Perhaps the most intriguing creative decision is where it was filmed. Despite being an intrinsically Mexican story, the series was shot for months at Auriga Studios, located in Hervás (Cáceres), Spain. In this location, Netflix “built almost an entire city.”

This choice suggests the series isn’t aiming for raw documentary realism. By building its own world on a Spanish soundstage, the production moves away from docudrama to create a stylized universe, a sort of moral fable about a “nearly perfect” heist executed by ordinary people.

The Faces of the Heist: The Cast of ‘How to Win the Lottery’

The success of a story about a complex anti-hero depends on its protagonist. Alberto Guerra (known for Griselda and Narcos: México) leads the cast as José Luis Conejera. Alongside him, Ana Brenda Contreras plays Laura Conejera, the protagonist’s girlfriend. The cast is rounded out by recognized talents like Christian Tappan and Andrés Almeida, who plays a character named Mauricio.

But Conejera’s plan doesn’t go unnoticed.

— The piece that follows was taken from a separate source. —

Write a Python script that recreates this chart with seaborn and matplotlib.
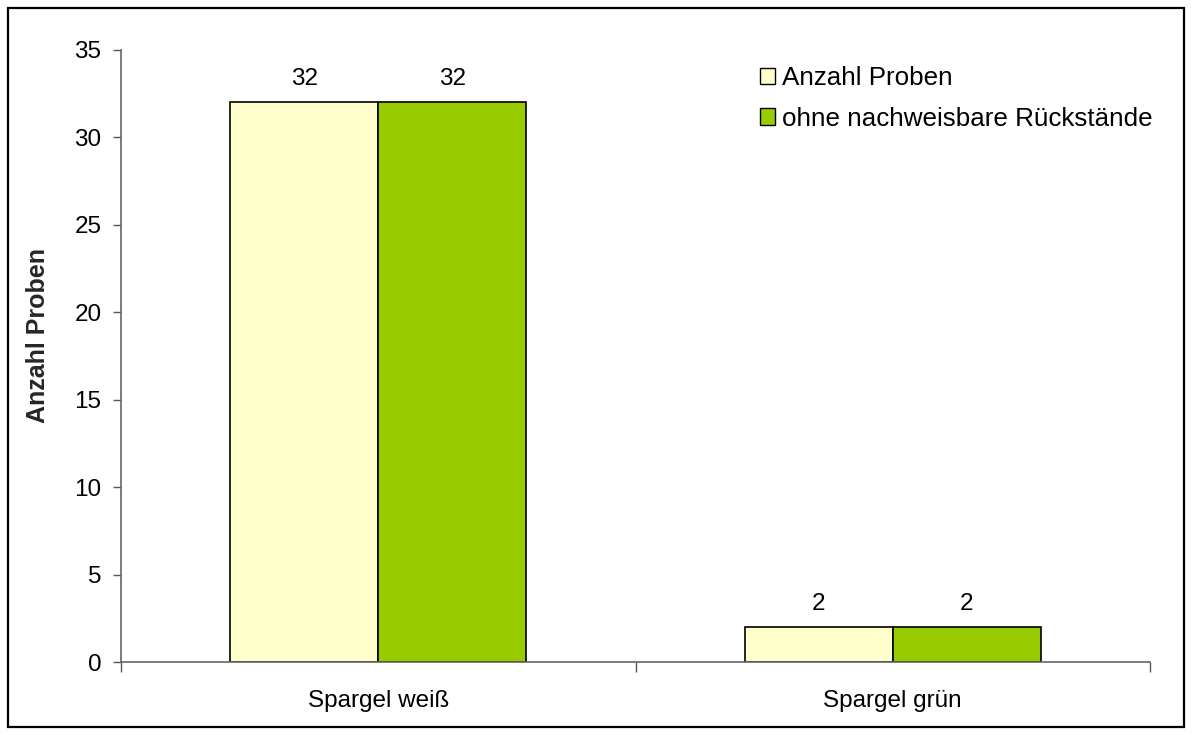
import pandas as pd
import matplotlib.pyplot as plt
import seaborn as sns
from matplotlib.patches import Rectangle

# daten
sorten = ["Spargel weiß", "Spargel grün"]
anzahl_proben = [32, 2]
ohne_rueckstaende = [32, 2]
reihen = ["Anzahl Proben", "ohne nachweisbare Rückstände"]
farben = ["#FFFFCC", "#99CC00"]
y_ticks = [0, 5, 10, 15, 20, 25, 30, 35]

df = pd.DataFrame({
    "sorte": sorten * 2,
    "anzahl": anzahl_proben + ohne_rueckstaende,
    "reihe": [reihen[0]] * len(sorten) + [reihen[1]] * len(sorten),
})

sns.set_style("white")
plt.rcParams["font.family"] = ["Liberation Sans", "DejaVu Sans"]
plt.rcParams["text.color"] = "black"
plt.rcParams["xtick.color"] = "black"
plt.rcParams["ytick.color"] = "black"

fig = plt.figure(figsize=(11.92, 7.35), dpi=100)
ax = fig.add_axes([0.1015, 0.0993, 0.8633, 0.8327])

sns.barplot(data=df, x="sorte", y="anzahl", hue="reihe", palette=farben,
            saturation=1, width=0.575, edgecolor="black", linewidth=1.2, ax=ax)

for container in ax.containers:
    ax.bar_label(container, fmt="%d", padding=9, fontsize=17.5)

ax.set_xlim(-0.5, 1.5)
ax.set_ylim(0, 35)
ax.set_yticks(y_ticks)
ax.tick_params(axis="y", labelsize=17.5, length=6, width=1, color="#555555",
               labelcolor="black", direction="out", left=True, pad=8)
ax.set_xticks(range(len(sorten)))
ax.set_xticklabels(sorten, fontsize=17.5)
ax.tick_params(axis="x", which="major", length=0, pad=20, labelcolor="black")
ax.set_xticks([-0.5, 0.5, 1.5], minor=True)
ax.tick_params(axis="x", which="minor", length=7, width=1, color="#555555",
               direction="out", bottom=True)
ax.set_xlabel("")
ax.set_ylabel("Anzahl Proben", fontsize=18, fontweight="bold")
ax.yaxis.set_label_coords(-0.069, 0.533)

for s in ["top", "right"]:
    ax.spines[s].set_visible(False)
for s in ["left", "bottom"]:
    ax.spines[s].set_color("#666666")
    ax.spines[s].set_linewidth(1.2)

leg = ax.legend(loc="upper left", bbox_to_anchor=(0.598, 1.012), frameon=False,
                fontsize=18.7, handlelength=0.6, handleheight=0.6,
                handletextpad=0.25, labelspacing=0.65)
for h in leg.legend_handles:
    h.set_edgecolor("black")
    h.set_linewidth(1)

# rahmen um die ganze grafik
fig.patches.append(Rectangle((0.007, 0.011), 0.986, 0.978, transform=fig.transFigure,
                             fill=False, edgecolor="black", linewidth=1.6))

fig.savefig("out.png", dpi=100)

Enter Paloma Petra, who plays Katy, the “honest lawyer for the Lottery.” Katy, who is underestimated by the corrupt boss Alfredo Tarto, nearly uncovers the fraud. The plot thickens when a “mysterious car accident” puts her on the trail, launching an investigation that could dismantle everything. This raises the stakes of the fraud into much more dangerous thriller territory.

The cast is completed by Luis Alberti, Jero Medina, Aldo Escalante Ochoa, Jesusa Ochoa, Colombian actress Majo Vargas, Mariana Gajá, and Mercedes Hernández.

Behind the Curtain: The Team Orchestrating the Heist

This project is no small bet. It is a high-caliber co-production between Sony Pictures Television (SPT) Latin America and Dynamo for Netflix.

The central figure is Rodrigo Santos, who serves as creator, showrunner, writer, executive producer, and director. This accumulation of roles suggests a singular authorial vision, ensuring his fascination with the “dream of winning” permeates the entire series.

Santos is not alone in directing; he shares credits with Federico Veiroj, a film director known for The Moneychanger. This combination of a television showrunner and an auteur film director often aims for a cinematic aesthetic on the small screen.

The writing team is completed by César Blanco and Leonor Alejandro. The executive production is robust, with names like Selina Nederhand, Alejandro García, Andrés Calderón, Juliana Flórez Luna, and Mirlanda Torres overseeing the project.

Payday

How to Win the Lottery premieres on Netflix on November 14.